The retainer model is supposed to be efficient.
Same client. Same scope. Same deliverables every month.
Instead, it produces the same production tax every month.
Someone opens a blank doc or copies last month's file. Pulls the numbers. Updates the headers. Writes new analysis — mostly the same framing as last month, just shifted for this month's data.
Three hours. Maybe four. Per deliverable. Per client.
Multiply that across five retainer clients and three recurring deliverable types and you are spending over a hundred hours a month producing work that is 80% structurally identical to what you shipped last month.
The real problem
Nobody formally locked the template. Everyone built their own informal version inside their head and reconstructs it slightly differently each time.

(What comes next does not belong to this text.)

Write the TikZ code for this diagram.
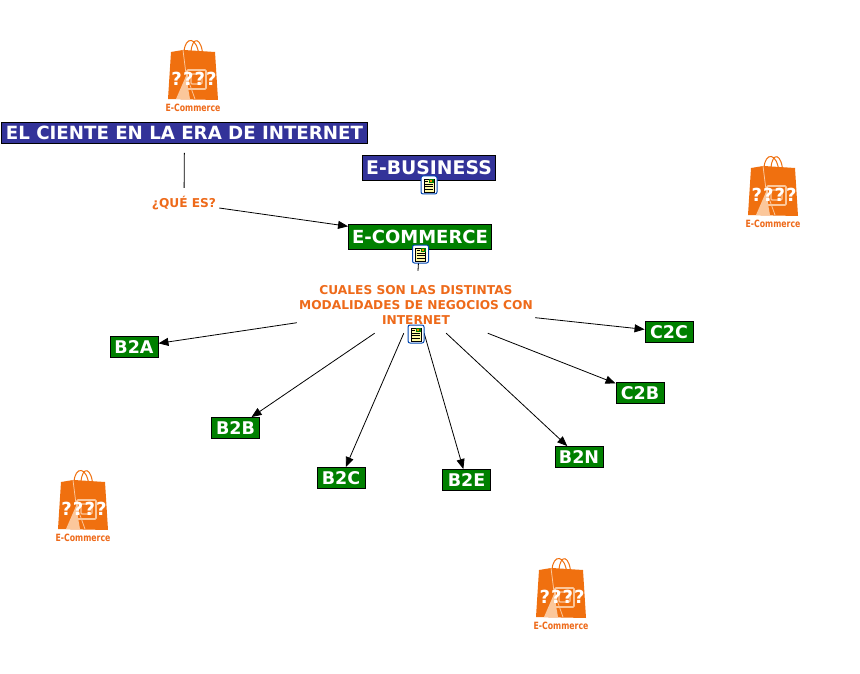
\documentclass[tikz,border=0pt]{standalone}
\usepackage{fontspec}
\setmainfont{DejaVu Sans}
\usetikzlibrary{arrows.meta}
\definecolor{navy}{HTML}{333399}
\definecolor{leaf}{HTML}{008000}
\definecolor{orng}{HTML}{EE6A1A}
\definecolor{bago}{HTML}{F0700F}
\definecolor{bagl}{HTML}{FBC79B}
\tikzset{
  box/.style={draw=black,line width=0.9pt,text=white,font=\bfseries\fontsize{#1}{#1}\selectfont,inner sep=0pt,anchor=center},
  navybox/.style={box=#1,fill=navy},
  greenbox/.style={box=#1,fill=leaf},
  small/.style={greenbox=17.5,minimum width=48pt,minimum height=21pt},
  lab/.style={text=orng,font=\bfseries\fontsize{12.2}{15}\selectfont,align=center,inner sep=0pt},
  conn/.style={draw=black,line width=0.8pt},
  arr/.style={conn,-{Triangle[length=10pt,width=8pt]}},
  icon/.pic={
    \fill[white,draw=blue!60!cyan!70!black,line width=1pt,rounded corners=2pt] (-8,-9) rectangle (8,9);
    \fill[yellow!35] (-5,-6) rectangle (5,7);
    \draw[black,line width=0.8pt] (-5,-6) rectangle (5,7);
    \foreach \yy in {-1,1.5,4}{\draw[black,line width=0.7pt] (-4,\yy) -- (4,\yy);}
    \draw[black,line width=0.7pt] (-4,-4) -- (-1,-4);
    \fill[green!50!black] (0,-6) rectangle (5,-1.8);
    \fill[orange] (1,-5) rectangle (3,-3);
  },
  bag/.pic={
    \draw[bago,line width=1pt] (-2,-56) .. controls (-1,-72) and (9,-72) .. (10,-50);
    \draw[bago,line width=1pt] (-9,-56) .. controls (-8,-72) and (4,-72) .. (6,-52);
    \fill[bago] (-22,-56) -- (-10,-58) -- (-9,-58) -- (22,-56) -- (25,-8) -- (-25,-9) -- cycle;
    \draw[bagl,line width=0.8pt] (-10,-58) -- (-7,-34) -- (2,-9);
    \fill[bagl] (-17,-9) -- (-7,-32) -- (-3,-9) -- cycle;
    \draw[bagl,line width=1.6pt,rounded corners=1pt] (-6,-38) rectangle (13,-19);
    \draw[bagl,line width=1.4pt,rounded corners=1pt] (-2,-34) rectangle (9,-24);
    \node[text=white,font=\bfseries\fontsize{18}{18}\selectfont\addfontfeature{LetterSpace=6},inner sep=0pt] at (1,-29) {????};
    \node[text=orng,draw=none,font=\bfseries\fontsize{10}{10}\selectfont,inner sep=0pt,xscale=0.78] at (0,0) {E-Commerce};
  }
}
\begin{document}
\begin{tikzpicture}[x=1pt,y=-1pt]
\useasboundingbox (0,0) rectangle (860,674);
\fill[white] (0,0) rectangle (860,674);

\node[navybox=18.2,minimum width=366pt,minimum height=21pt] (title) at (184.5,133) {EL CIENTE EN LA ERA DE INTERNET};
\node[navybox=18.8,minimum width=133pt,minimum height=25pt] (ebus) at (429,168) {E-BUSINESS};
\node[greenbox=18,minimum width=143pt,minimum height=25pt] (ecom) at (420,236.5) {E-COMMERCE};
\node[lab,fill=white,inner xsep=3pt,inner ysep=5pt] (que) at (184,203) {¿QUÉ ES?};
\node[lab,minimum width=238pt,minimum height=56pt] (cual) at (416,305) {CUALES SON LAS DISTINTAS\\MODALIDADES DE NEGOCIOS CON\\INTERNET};

\node[small] (b2a) at (134,347) {B2A};
\node[small] (b2b) at (235.5,428) {B2B};
\node[small] (b2c) at (341,478) {B2C};
\node[small] (b2e) at (466.5,480) {B2E};
\node[small] (b2n) at (579,457) {B2N};
\node[small] (c2b) at (640,393) {C2B};
\node[small] (c2c) at (669,332) {C2C};

\draw[conn,shorten <=9pt,shorten >=3pt] (title) -- (que);
\draw[arr] (que) -- (ecom);
\draw[conn,shorten >=6pt] (ecom) -- (cual);
\foreach \t in {b2a,b2b,b2c,b2e,b2n,c2b,c2c}{\draw[arr] (cual) -- (\t);}

\pic at (429,185) {icon};
\pic at (420.5,254) {icon};
\pic at (416,334) {icon};

\pic at (193,108) {bag};
\pic at (773,224) {bag};
\pic at (83,538) {bag};
\pic at (561,626) {bag};
\end{tikzpicture}
\end{document}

That is why the monthly strategy memo from your senior PM looks different from the one your account lead produces. Same client. Same data. Different structure, different framing, different quality.
The inconsistency is not a talent problem. It is a missing system problem.
Three components. All simple.
Locked deliverable structure. Every monthly SEO report follows the same sections: performance summary, key wins, issues and flags, priority actions, asks from client. Lock it once. Never debate the structure again.
Client context card. Goals, KPIs, approved messaging, audience, what this client cares about most this quarter, what to avoid. One document per account. Updated when something meaningful changes. Loaded into every production prompt so Claude is already thinking in the client's frame before your team writes a word.
Production prompt per deliverable type. Not a blank template. A prompt that carries the client context, knows the locked structure, and turns monthly inputs into a 90%-complete draft. The team's job becomes reviewing and polishing — not building from zero.
The monthly input checklist
This is the step most agencies skip — and then wonder why production keeps starting late.
Every recurring deliverable needs the same inputs pulled from the same sources each month. SEO report needs rank data, traffic delta, conversion numbers, any tests or changes from the month. Strategy memo needs last month's priority outcomes and any new client direction.
Build the input checklist once per deliverable type. Whoever runs production pulls every input before opening a doc. No inputs, no production. It takes 20 minutes to pull. It saves 45 minutes of mid-draft searching.
What changes in production
Before: someone opens a blank doc, rebuilds the structure from memory, gathers inputs mid-draft, writes the full analysis from scratch. Three to four hours.
After: inputs are pre-pulled. Context card is loaded. Production prompt runs. 90% draft exists in five minutes. Review and polish takes 30-40 minutes.
The team goes from building the deliverable to editing it. That shift is the whole game.
The ROI math
If recurring deliverables currently average three to four hours each:
Locked structure eliminates 30-40 minutes of structural decision-making per session. Production prompt eliminates two-plus hours of from-scratch writing. Input checklist eliminates 20-30 minutes of mid-draft searching.
Conservative estimate: two hours saved per deliverable.
For a five-client retainer shop producing three recurring deliverable types per client per month: 30 hours recovered monthly.
That is not a productivity improvement. That is capacity — going directly to sales, strategy, or additional accounts.
How to start
Pick the one recurring deliverable your team produces most. This week, write down the structure it should always follow — not the current average, the ideal. Build the client context card for your top two retainer accounts. Draft the production prompt and run it against last month's actual inputs.
If the output is 70% of the way there on the first run, you are close.
Tune the prompt until it hits 85-90%. Document the input checklist. Roll it to the rest of your accounts.
Do the same for your next highest-volume deliverable type.
Six weeks in, recurring production is a system — not a monthly rebuild from scratch.